Real security against weapons of mass destruction requires all relevant states and individuals to enforce vigorously the treaties, rules, laws, and procedures that have been established to outlaw chemical and biological weapons and to contain, and ultimately eliminate, the threats posed by nuclear arsenals. Some argue that this is a fantasy because nuclear weapons, and chemical and biological weapons, cannot be disinvented. This ignores the fact that they do not have to be. The Reagan administration and Moscow did not disinvent intermediate-range nuclear missiles, but they eliminated them from their arsenals. South Africa did not disinvent its nuclear arsenal, but it did decommission it.

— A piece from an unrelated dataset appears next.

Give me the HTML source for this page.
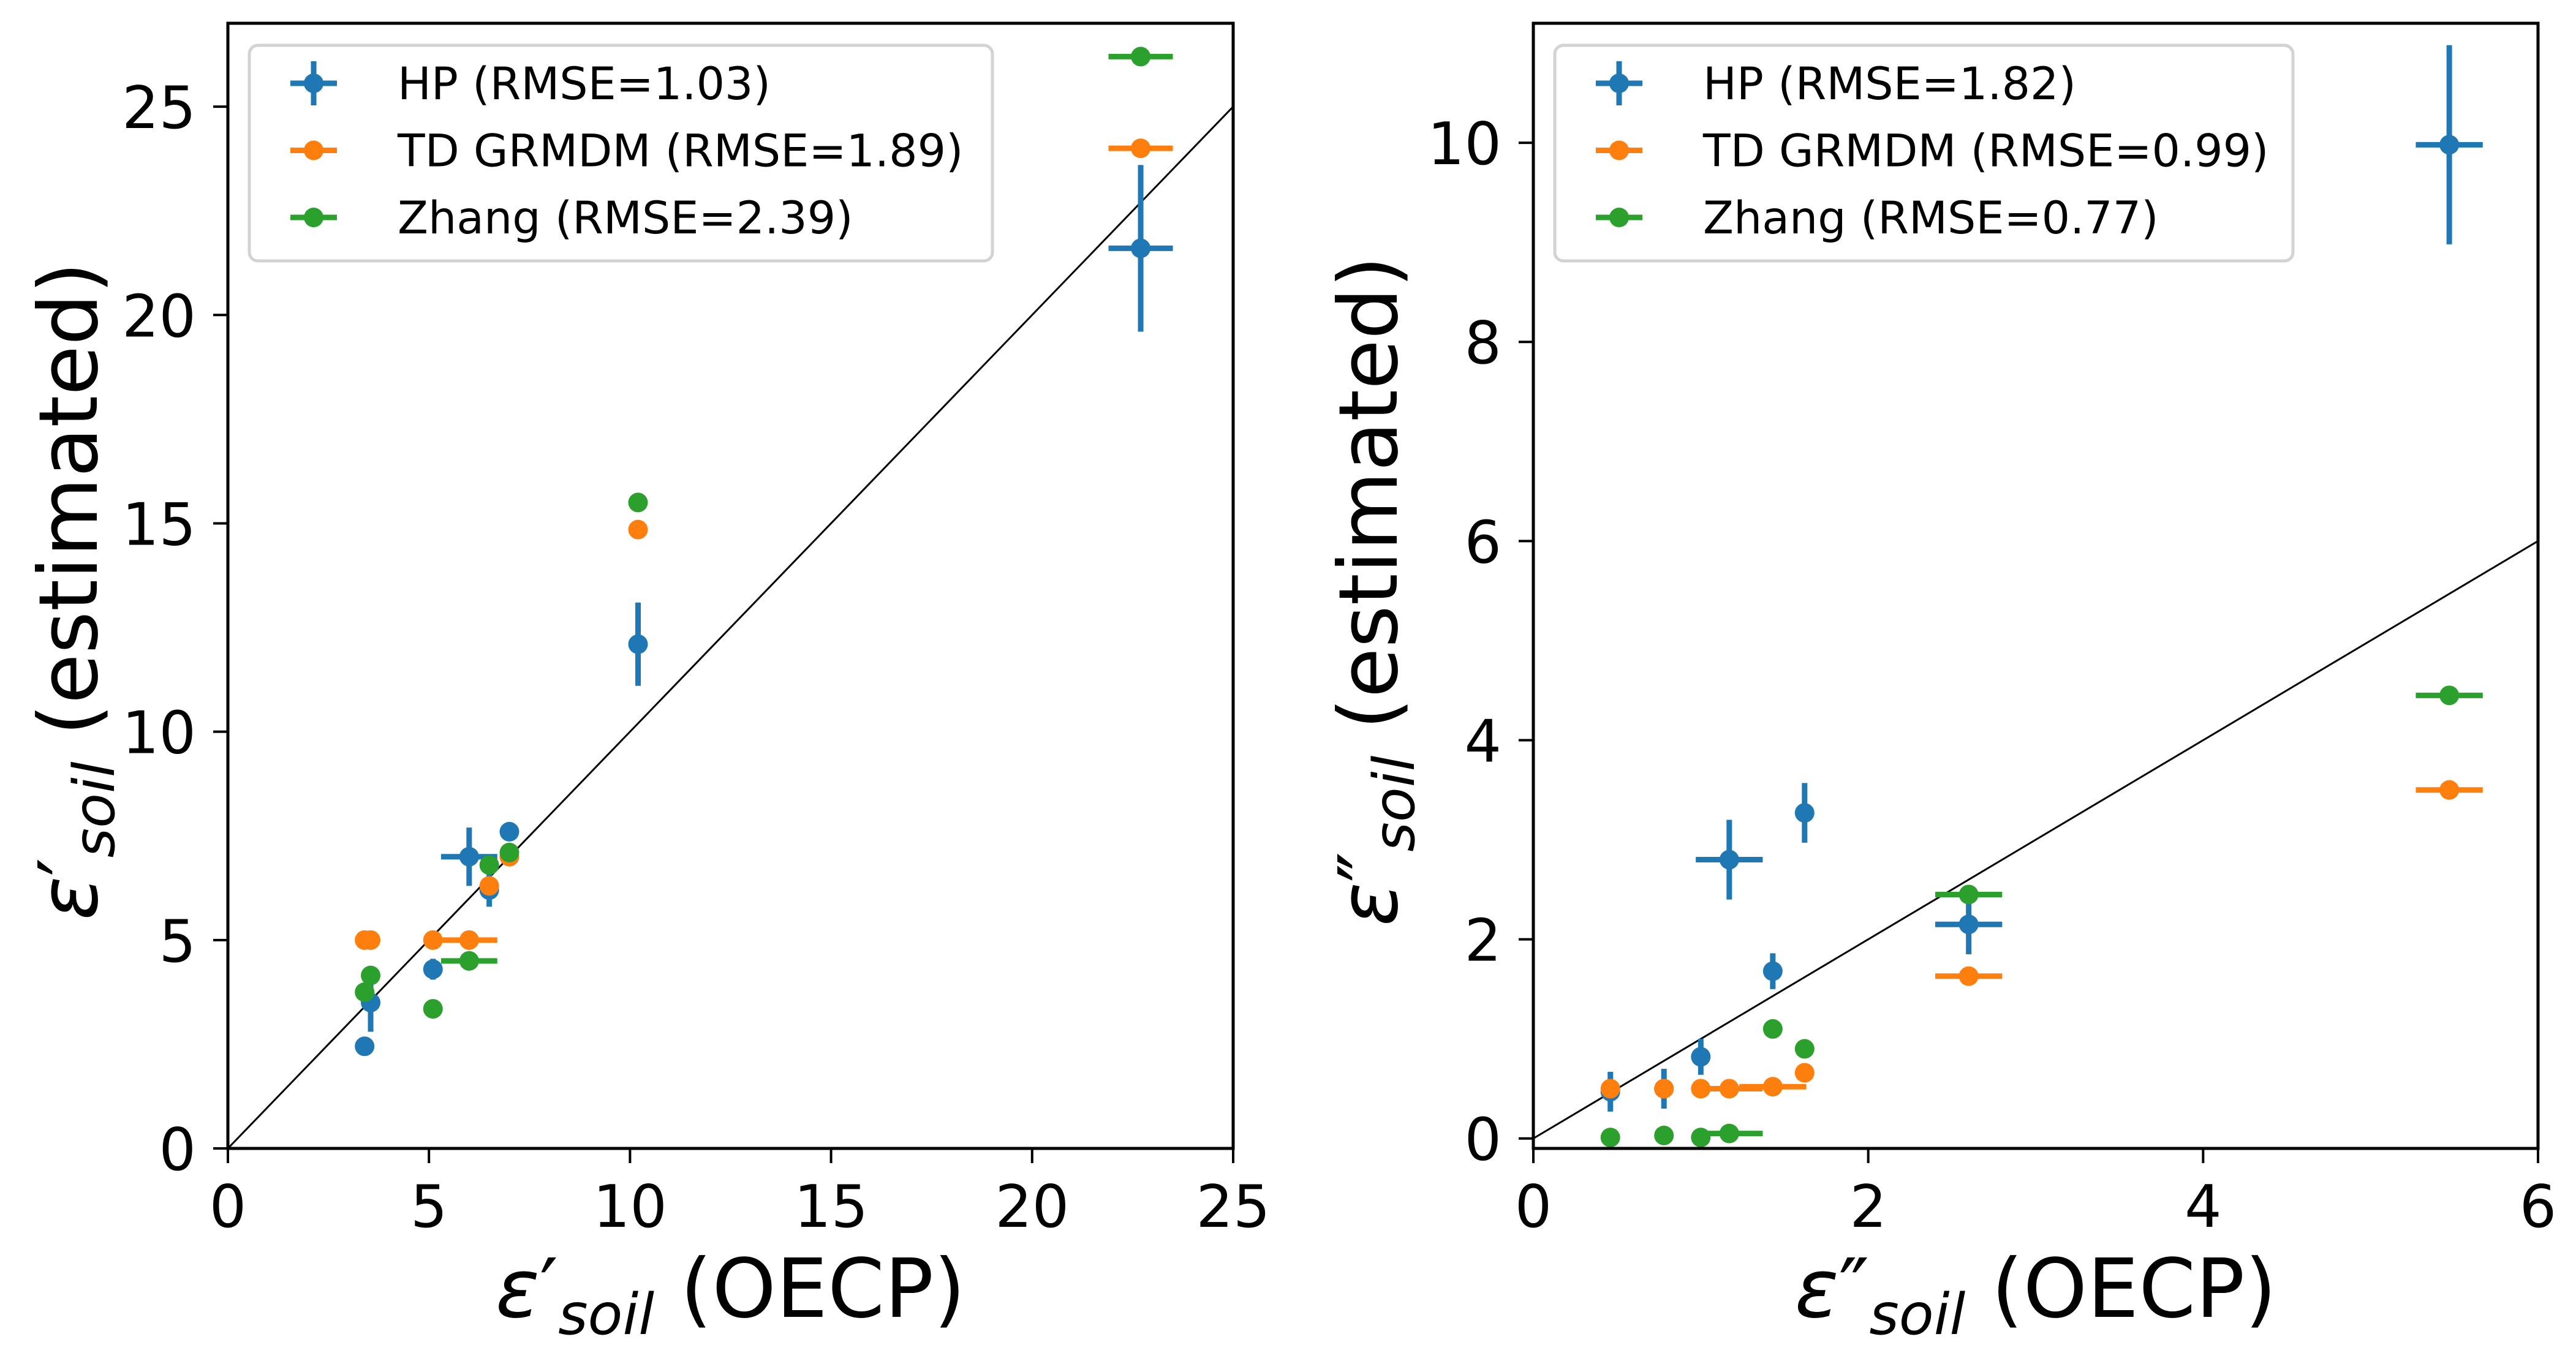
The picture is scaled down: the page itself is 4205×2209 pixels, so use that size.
<!DOCTYPE html>
<html><head><meta charset="utf-8"><style>
html,body{margin:0;padding:0;background:#fff;}
svg{display:block;font-family:"DejaVu Sans","Liberation Sans",sans-serif;}
</style></head><body>
<svg id="fig" width="4205" height="2209" viewBox="0 0 4205 2209" xmlns="http://www.w3.org/2000/svg"></svg>
<script>
// ---- Left panel data (eps' soil) ----
const xL = [3.4, 3.55, 5.1, 6.0, 6.5, 7.0, 10.2, 22.7];
const hpL = [2.45, 3.5, 4.3, 7.0, 6.2, 7.6, 12.1, 21.6];
const hpLxe = [0.15, 0.15, 0.2, 0.7, 0.1, 0.15, 0.1, 0.8];
const hpLye = [0.1, 0.7, 0.25, 0.7, 0.4, 0.2, 1.0, 2.0];
const tdL = [5.0, 5.0, 5.0, 5.0, 6.3, 7.0, 14.85, 24.0];
const tdLxe = [0.15, 0.15, 0.1, 0.7, 0.1, 0.1, 0.1, 0.8];
const zhL = [3.75, 4.15, 3.35, 4.5, 6.8, 7.1, 15.5, 26.2];
const zhLxe = [0.15, 0.15, 0.15, 0.7, 0.1, 0.15, 0.15, 0.8];
const ticksLx = [0, 5, 10, 15, 20, 25];
const ticksLy = [0, 5, 10, 15, 20, 25];
// ---- Right panel data (eps'' soil) ----
const xR = [0.46, 0.78, 1.0, 1.17, 1.43, 1.62, 2.6, 5.47];
const hpR = [0.47, 0.5, 0.82, 2.8, 1.68, 3.27, 2.15, 9.98];
const hpRxe = [0.02, 0.02, 0.02, 0.2, 0.02, 0.02, 0.2, 0.2];
const hpRye = [0.2, 0.2, 0.18, 0.4, 0.18, 0.3, 0.3, 1.0];
const tdR = [0.5, 0.5, 0.5, 0.5, 0.52, 0.66, 1.63, 3.5];
const tdRxe = [0.02, 0.02, 0.02, 0.2, 0.2, 0.02, 0.2, 0.2];
const zhR = [0.01, 0.03, 0.01, 0.05, 1.1, 0.9, 2.45, 4.45];
const zhRxe = [0.02, 0.02, 0.02, 0.2, 0.02, 0.02, 0.2, 0.2];
const ticksRx = [0, 2, 4, 6];
const ticksRy = [0, 2, 4, 6, 8, 10];
const legL = ["HP (RMSE=1.03)", "TD GRMDM (RMSE=1.89)", "Zhang (RMSE=2.39)"];
const legR = ["HP (RMSE=1.82)", "TD GRMDM (RMSE=0.99)", "Zhang (RMSE=0.77)"];

const NS = "http://www.w3.org/2000/svg";
const svg = document.getElementById('fig');
const C = ["#1f77b4", "#ff7f0e", "#2ca02c"];
function mk(tag, attrs, parent) {
  const e = document.createElementNS(NS, tag);
  for (const k in attrs) e.setAttribute(k, attrs[k]);
  (parent || svg).appendChild(e);
  return e;
}

function panel(opt) {
  const g = mk('g', {});
  
  
  const X0 = opt.x0, X1 = opt.x1, Y0 = 38, Y1 = 1875;
  const sx = v => X0 + (v - opt.xmin) / (opt.xmax - opt.xmin) * (X1 - X0);
  const sy = v => Y1 - (v - opt.ymin) / (opt.ymax - opt.ymin) * (Y1 - Y0);
  const cid = 'clip' + opt.name;
  const cp = mk('clipPath', {id: cid}, g);
  mk('rect', {x: X0, y: Y0, width: X1 - X0, height: Y1 - Y0}, cp);
  const m = Math.min(opt.xmax, opt.ymax);
  const d = mk('line', {x1: sx(0), y1: sy(0), x2: sx(m), y2: sy(m), stroke: '#000', 'stroke-width': 3, 'clip-path': 'url(#' + cid + ')'}, g);
  
  
  opt.series.forEach((s, si) => {
    const sg = mk('g', {'clip-path': 'url(#' + cid + ')'}, g);
    
    
    s.y.forEach((yv, i) => {
      const px = sx(opt.x[i]), py = sy(yv);
      const xe = s.xe ? s.xe[i] : 0, ye = s.ye ? s.ye[i] : 0;
      if (xe) {
        const l = mk('line', {x1: sx(opt.x[i] - xe), y1: py, x2: sx(opt.x[i] + xe), y2: py, stroke: C[si], 'stroke-width': 9}, sg);
        
        
      }
      if (ye) {
        const l = mk('line', {x1: px, y1: sy(yv - ye), x2: px, y2: sy(yv + ye), stroke: C[si], 'stroke-width': 9}, sg);
        
        
      }
      const c = mk('circle', {cx: px, cy: py, r: 16, fill: C[si]}, sg);
      
      
    });
  });
  const f = mk('rect', {x: X0, y: Y0, width: X1 - X0, height: Y1 - Y0, fill: 'none', stroke: '#000', 'stroke-width': 5}, g);
  
  
  opt.xt.forEach(t => {
    mk('line', {x1: sx(t), y1: Y1, x2: sx(t), y2: Y1 + 24, stroke: '#000', 'stroke-width': 4}, g);
    const tx = mk('text', {x: sx(t), y: 2003, 'font-size': 95, 'text-anchor': 'middle', fill: '#000'}, g);
    tx.textContent = t;
    
    
  });
  opt.yt.forEach(t => {
    mk('line', {x1: X0 - 24, y1: sy(t), x2: X0, y2: sy(t), stroke: '#000', 'stroke-width': 4}, g);
    const tx = mk('text', {x: X0 - 52, y: sy(t) + 35, 'font-size': 95, 'text-anchor': 'end', fill: '#000'}, g);
    tx.textContent = t;
    
    
  });
  const xl = mk('text', {x: (X0 + X1) / 2, y: 2150, 'font-size': 133, 'text-anchor': 'middle', fill: '#000'}, g);
  xl.innerHTML = '<tspan font-style="italic">ε</tspan>' + opt.prime + '<tspan font-style="italic" font-size="93" dy="28">soil</tspan><tspan dy="-28"> (OECP)</tspan>';
  
  
  const yl = mk('text', {x: 0, y: 0, 'font-size': 133, 'text-anchor': 'middle', fill: '#000', transform: 'translate(' + opt.ylx + ',965) rotate(-90)'}, g);
  yl.innerHTML = '<tspan font-style="italic">ε</tspan>' + opt.prime + '<tspan font-style="italic" font-size="93" dy="28">soil</tspan><tspan dy="-28"> (estimated)</tspan>';
  
  
  const lg = mk('g', {}, g);
  
  
  const lx = X0 + 35;
  mk('rect', {x: lx, y: 74, width: opt.legW, height: 352, rx: 14, fill: '#fff', 'fill-opacity': 0.8, stroke: '#d3d3d3', 'stroke-width': 5}, lg);
  opt.leg.forEach((txt, i) => {
    const cy = 136 + i * 109.5;
    const e = mk('g', {}, lg);
    
    
    mk('line', {x1: lx + 67, y1: cy, x2: lx + 143, y2: cy, stroke: C[i], 'stroke-width': 9}, e);
    if (i === 0) mk('line', {x1: lx + 105, y1: cy - 36, x2: lx + 105, y2: cy + 36, stroke: C[i], 'stroke-width': 9}, e);
    mk('circle', {cx: lx + 105, cy: cy, r: 16, fill: C[i]}, e);
    const t = mk('text', {x: lx + 242, y: cy + 26, 'font-size': 73, fill: '#000'}, e);
    t.textContent = txt;
  });
}

panel({name: 'left-panel', x0: 372, x1: 2013, xmin: 0, xmax: 25, ymin: 0, ymax: 27.0,
  x: xL, xt: ticksLx, yt: ticksLy, prime: '′', ylx: 158, leg: legL, legW: 1213,
  series: [{name: 'hp-series', y: hpL, xe: hpLxe, ye: hpLye}, {name: 'td-grmdm-series', y: tdL, xe: tdLxe}, {name: 'zhang-series', y: zhL, xe: zhLxe}]});
panel({name: 'right-panel', x0: 2503, x1: 4143, xmin: 0, xmax: 6, ymin: -0.1, ymax: 11.2,
  x: xR, xt: ticksRx, yt: ticksRy, prime: '″', ylx: 2280, leg: legR, legW: 1205,
  series: [{name: 'hp-series', y: hpR, xe: hpRxe, ye: hpRye}, {name: 'td-grmdm-series', y: tdR, xe: tdRxe}, {name: 'zhang-series', y: zhR, xe: zhRxe}]});
</script>
</body></html>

As Ronald Reagan, for one, envisioned, nuclear weapons can be verifiably withdrawn from the serviceable arsenals of states. This will take many decades to accomplish and will be finished only if and when the world in general has achieved the sort of integration and obedience to the rule of law that the Western hemisphere and Europe have developed in the past 50 years. This rule of law will have to be backed by internationally legitimate and robust instruments of coercion for the dangers to be kept at bay. Merely stating such a goal makes clear how far we are from it at present. But unless the United States and other leading countries vigorously proffer this vision the proliferation problem will get more dangerous rather than less.